Set exercise — Search the material for the string "this" and copy each line where it occurs.

- - - - - - -

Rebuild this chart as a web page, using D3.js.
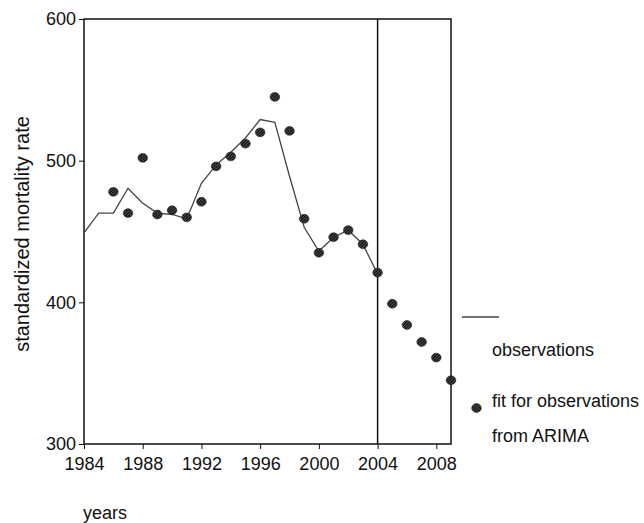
<!DOCTYPE html>
<html>
<head>
<meta charset="utf-8">
<script src="https://cdn.jsdelivr.net/npm/d3@7"></script>
<style>
  body { margin: 0; background: #fff; }
  text { font-family: "Liberation Sans", Arial, sans-serif; fill: #111; }
</style>
</head>
<body>
<div id="chart"></div>
<script>
// observed rates 1984-2004
const obsYears = d3.range(1984, 2005);
const obsValues = [449, 463, 463, 480.5, 470, 463, 462, 459, 484, 497, 506, 516, 529, 527, 489, 453, 436, 446, 451, 441, 420];

// ARIMA fit 1986-2009
const fitYears = d3.range(1986, 2010);
const fitValues = [478, 463, 502, 462, 465, 460, 471, 496, 503, 512, 520, 545, 521, 459, 435, 446, 451, 441, 421, 399, 384, 372, 361, 345];

const xTicks = [1984, 1988, 1992, 1996, 2000, 2004, 2008];
const yTicks = [300, 400, 500, 600];
const cutYear = 2004;

const W = 644, H = 523;
const margin = { left: 84, top: 19 };
const plotW = 367, plotH = 425;

const svg = d3.select('#chart').append('svg')
  .attr('width', W)
  .attr('height', H);

const x = d3.scaleLinear().domain([1984, 2009]).range([0, plotW]);
const y = d3.scaleLinear().domain([300, 600]).range([plotH, 0]);

const g = svg.append('g').attr('transform', `translate(${margin.left},${margin.top})`);

// dot texture
const defs = svg.append('defs');
const pat = defs.append('pattern')
  .attr('id', 'tex')
  .attr('patternUnits', 'userSpaceOnUse')
  .attr('width', 3).attr('height', 3);
pat.append('rect').attr('width', 3).attr('height', 3).attr('fill', '#1e1e1e');
pat.append('path').attr('d', 'M0,3 L3,0').attr('stroke', '#6a6a6a').attr('stroke-width', 0.6);

// axes
const xAxis = g.append('g')
  .attr('transform', `translate(0,${plotH})`)
  .call(d3.axisBottom(x).tickValues(xTicks).tickFormat(d3.format('d')).tickSize(5).tickSizeOuter(0));
xAxis.select('.domain').remove();
xAxis.selectAll('line').attr('stroke', '#111');
xAxis.selectAll('text').style('font-size', '18px').attr('dy', '1.0em');

const yAxis = g.append('g')
  .call(d3.axisLeft(y).tickValues(yTicks).tickSize(5).tickSizeOuter(0));
yAxis.select('.domain').remove();
yAxis.selectAll('line').attr('stroke', '#111');
yAxis.selectAll('text').style('font-size', '18px').attr('x', -8);

// frame
g.append('rect')
  .attr('x', 0).attr('y', 0)
  .attr('width', plotW).attr('height', plotH)
  .attr('fill', 'none')
  .attr('stroke', '#111')
  .attr('stroke-width', 1.5);

// cut line at 2004
g.append('line')
  .attr('x1', x(cutYear)).attr('x2', x(cutYear))
  .attr('y1', 0).attr('y2', plotH)
  .attr('stroke', '#111')
  .attr('stroke-width', 1.5);

// observations line
const line = d3.line()
  .x((d, i) => x(obsYears[i]))
  .y(d => y(d));
g.append('path')
  .datum(obsValues)
  .attr('d', line)
  .attr('fill', 'none')
  .attr('stroke', '#444')
  .attr('stroke-width', 1.3);

// fit dots
g.selectAll('.fit')
  .data(fitValues)
  .enter()
  .append('ellipse')
  .attr('class', 'fit')
  .attr('cx', (d, i) => x(fitYears[i]))
  .attr('cy', d => y(d))
  .attr('rx', 4.8)
  .attr('ry', 4.4)
  .attr('fill', 'url(#tex)')
  .attr('stroke', '#1e1e1e')
  .attr('stroke-width', 0.6);

// legend
const leg = svg.append('g');
leg.append('line')
  .attr('x1', 462).attr('x2', 499)
  .attr('y1', 317).attr('y2', 317)
  .attr('stroke', '#444').attr('stroke-width', 1.3);
leg.append('text').attr('x', 492).attr('y', 356).style('font-size', '18px').text('observations');
leg.append('ellipse')
  .attr('cx', 476.5).attr('cy', 408)
  .attr('rx', 4.8).attr('ry', 4.4)
  .attr('fill', 'url(#tex)')
  .attr('stroke', '#1e1e1e').attr('stroke-width', 0.6);
leg.append('text').attr('x', 492).attr('y', 407).style('font-size', '18px').text('fit for observations');
leg.append('text').attr('x', 492).attr('y', 442).style('font-size', '18px').text('from ARIMA');

// axis titles
svg.append('text')
  .attr('transform', 'translate(29,234) rotate(-90)')
  .attr('text-anchor', 'middle')
  .style('font-size', '20px')
  .text('standardized mortality rate');

svg.append('text')
  .attr('x', 83).attr('y', 519)
  .style('font-size', '18px')
  .text('years');
</script>
</body>
</html>
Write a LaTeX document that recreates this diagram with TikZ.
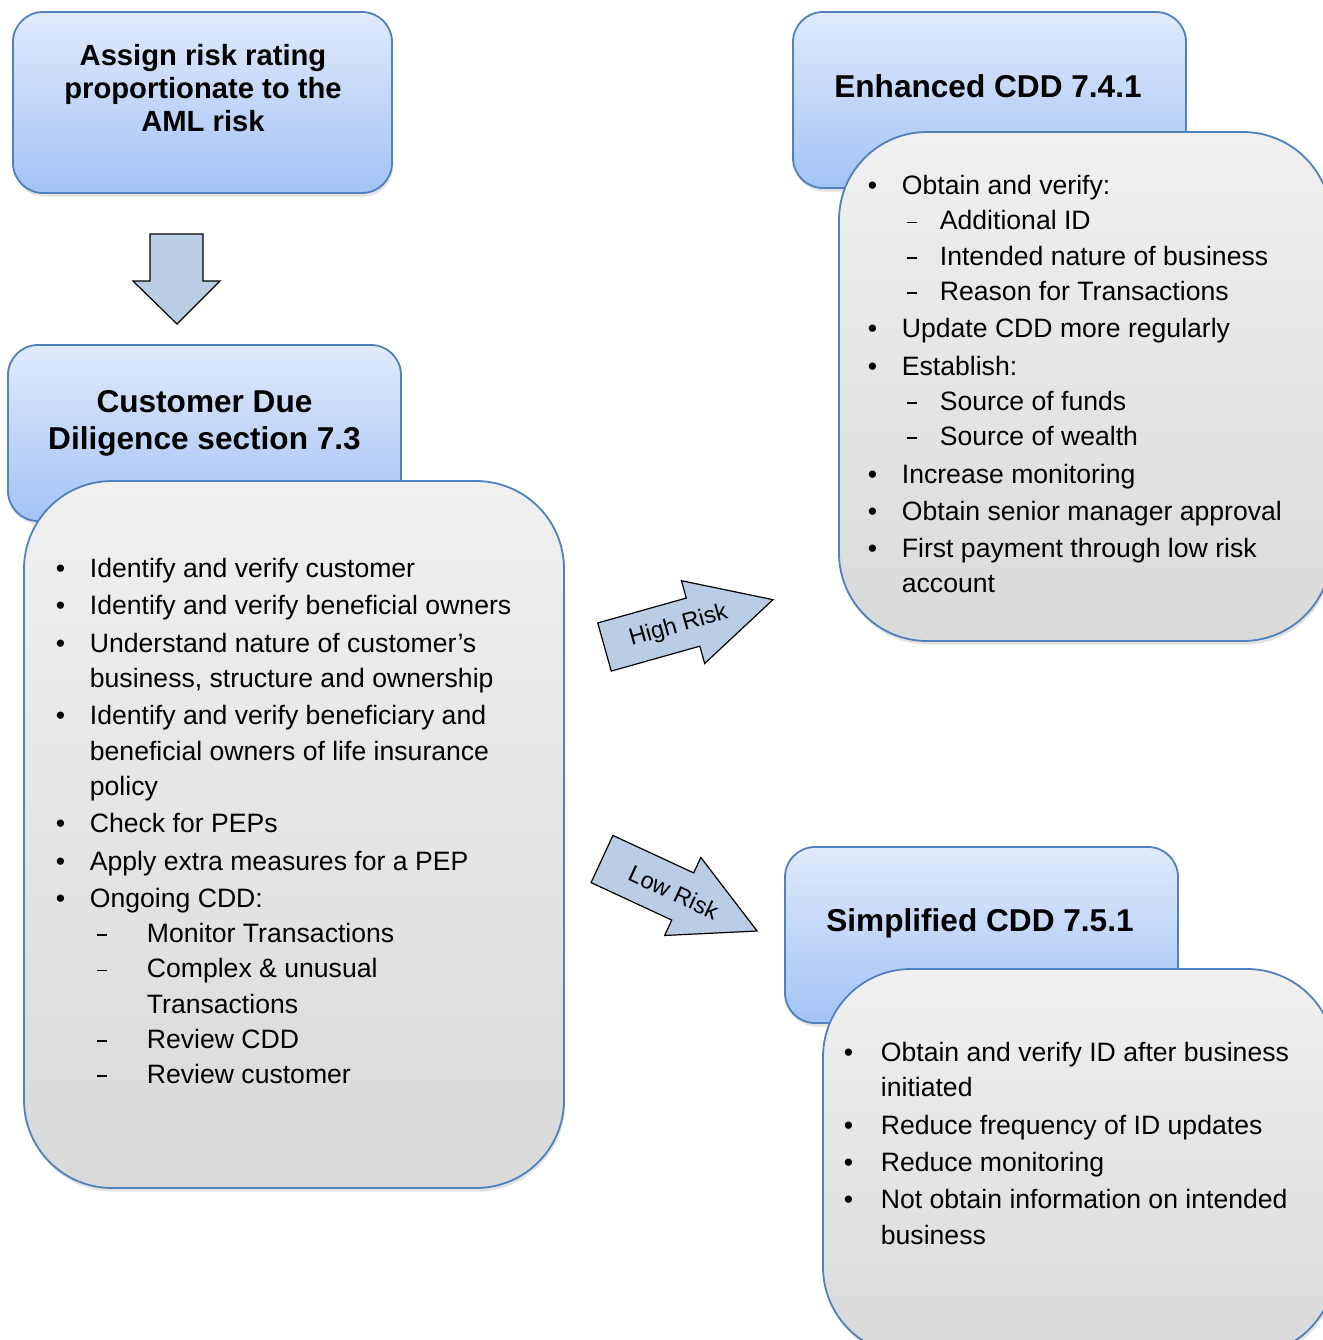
\documentclass[tikz,border=0pt]{standalone}
\usepackage{fontspec}
\setmainfont{Liberation Sans}
\usetikzlibrary{fit,shadows}

\definecolor{hdrtop}{HTML}{E0EAFC}
\definecolor{hdrbot}{HTML}{A3C3F5}
\definecolor{edgeblue}{HTML}{4F81BD}
\definecolor{bodytop}{HTML}{F0F0F0}
\definecolor{bodybot}{HTML}{D9D9D9}
\definecolor{arrfill}{HTML}{B9CDE5}

\newcommand{\bul}[1][17pt]{\makebox[#1][l]{\textbullet}}
\newcommand{\ind}[1]{\hspace*{#1}}
\newcommand{\subd}[2]{\hspace*{#1}\makebox[#2][l]{\rule[0.25em]{5pt}{0.9pt}}}

\tikzset{
  hdr/.style={draw=edgeblue, line width=0.9pt, rounded corners=15pt,
    top color=hdrtop, bottom color=hdrbot, inner sep=0pt,
    drop shadow={opacity=0.22, shadow xshift=0.6pt, shadow yshift=-1.8pt}},
  body/.style={draw=edgeblue, line width=0.9pt, rounded corners=44pt,
    top color=bodytop, bottom color=bodybot, inner sep=0pt,
    drop shadow={opacity=0.22, shadow xshift=0.6pt, shadow yshift=-1.8pt}},
  title/.style={font=\bfseries\fontsize{15.8}{18.5}\selectfont, align=center, inner sep=0pt},
  list/.style={font=\fontsize{13.3}{17.65}\selectfont, align=left, anchor=north west, inner sep=0pt},
  blockarr/.style={draw=black, line width=0.6pt, fill=arrfill, line join=miter},
  arrtxt/.style={font=\fontsize{11.8}{14}\selectfont, transform shape, inner sep=0pt}
}

\begin{document}
\begin{tikzpicture}[x=0.5pt, y=-0.5pt]
  \useasboundingbox (0,0) rectangle (1323,1340);
  \clip (0,0) rectangle (1323,1340);

  \node[hdr, fit={(13,12) (392,193)}] (assign) {};
  \node[title, font=\bfseries\fontsize{14.6}{16.5}\selectfont] (assigntxt) at (203,88.5)
    {Assign risk rating\\proportionate to the\\AML risk};

  \draw[blockarr] (150,234) -- (203,234) -- (203,281) -- (220,281) -- (177,324)
    -- (133,281) -- (150,281) -- cycle;

  \node[hdr, fit={(8,345) (401,521)}] (cdd) {};
  \node[title] (cddtxt) at (204.5,423.5) {Customer Due\\Diligence section 7.3};
  \node[body, fit={(24,481) (564,1188)}] (cddbody) {};
  \node[list] (cddlist) at (55.5,558) {%
    \bul Identify and verify customer\\[1pt]
    \bul Identify and verify beneficial owners\\[1pt]
    \bul Understand nature of customer’s\\
    \ind{17pt}business, structure and ownership\\[1pt]
    \bul Identify and verify beneficiary and\\
    \ind{17pt}beneficial owners of life insurance\\
    \ind{17pt}policy\\[1pt]
    \bul Check for PEPs\\[1pt]
    \bul Apply extra measures for a PEP\\[1pt]
    \bul Ongoing CDD:\\
    \subd{20.5pt}{25pt}Monitor Transactions\\
    \subd{20.5pt}{25pt}Complex \& unusual\\
    \ind{45.5pt}Transactions\\
    \subd{20.5pt}{25pt}Review CDD\\
    \subd{20.5pt}{25pt}Review customer};

  \node[hdr, fit={(793,12) (1186,188)}] (enh) {};
  \node[title] (enhtxt) at (988,86) {Enhanced CDD 7.4.1};
  \node[body, fit={(839,132) (1331,641)}] (enhbody) {};
  \node[list] (enhlist) at (867.5,175) {%
    \bul Obtain and verify:\\
    \subd{19.5pt}{16.5pt}Additional ID\\
    \subd{19.5pt}{16.5pt}Intended nature of business\\
    \subd{19.5pt}{16.5pt}Reason for Transactions\\[1pt]
    \bul Update CDD more regularly\\[1pt]
    \bul Establish:\\
    \subd{19.5pt}{16.5pt}Source of funds\\
    \subd{19.5pt}{16.5pt}Source of wealth\\[1pt]
    \bul Increase monitoring\\[1pt]
    \bul Obtain senior manager approval\\[1pt]
    \bul First payment through low risk\\
    \ind{17pt}account};

  \node[hdr, fit={(785,847) (1178,1023)}] (simp) {};
  \node[title] (simptxt) at (980,923.5) {Simplified CDD 7.5.1};
  \node[body, fit={(823,969) (1335,1355)}] (simpbody) {};
  \node[list] (simplist) at (843.5,1042) {%
    \bul[18.5pt]Obtain and verify ID after business\\
    \ind{18.5pt}initiated\\[1pt]
    \bul[18.5pt]Reduce frequency of ID updates\\[1pt]
    \bul[18.5pt]Reduce monitoring\\[1pt]
    \bul[18.5pt]Not obtain information on intended\\
    \ind{18.5pt}business};

  \begin{scope}[shift={(604.5,647)}, rotate=15.7]
    \draw[blockarr] (0,-25) -- (92,-25) -- (92,-43) -- (175,0) -- (92,43)
      -- (92,25) -- (0,25) -- cycle;
    \node[arrtxt] (hightxt) at (77,0) {High Risk};
  \end{scope}

  \begin{scope}[shift={(602,859)}, rotate=-24.9]
    \draw[blockarr] (0,-26) -- (89,-26) -- (89,-43) -- (171,0) -- (89,43)
      -- (89,26) -- (0,26) -- cycle;
    \node[arrtxt] (lowtxt) at (79,0) {Low Risk};
  \end{scope}
\end{tikzpicture}
\end{document}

- - - - - - -

Completed task —
Rebuild this chart as a web page, using D3.js.
Write a LaTeX document that recreates this diagram with TikZ.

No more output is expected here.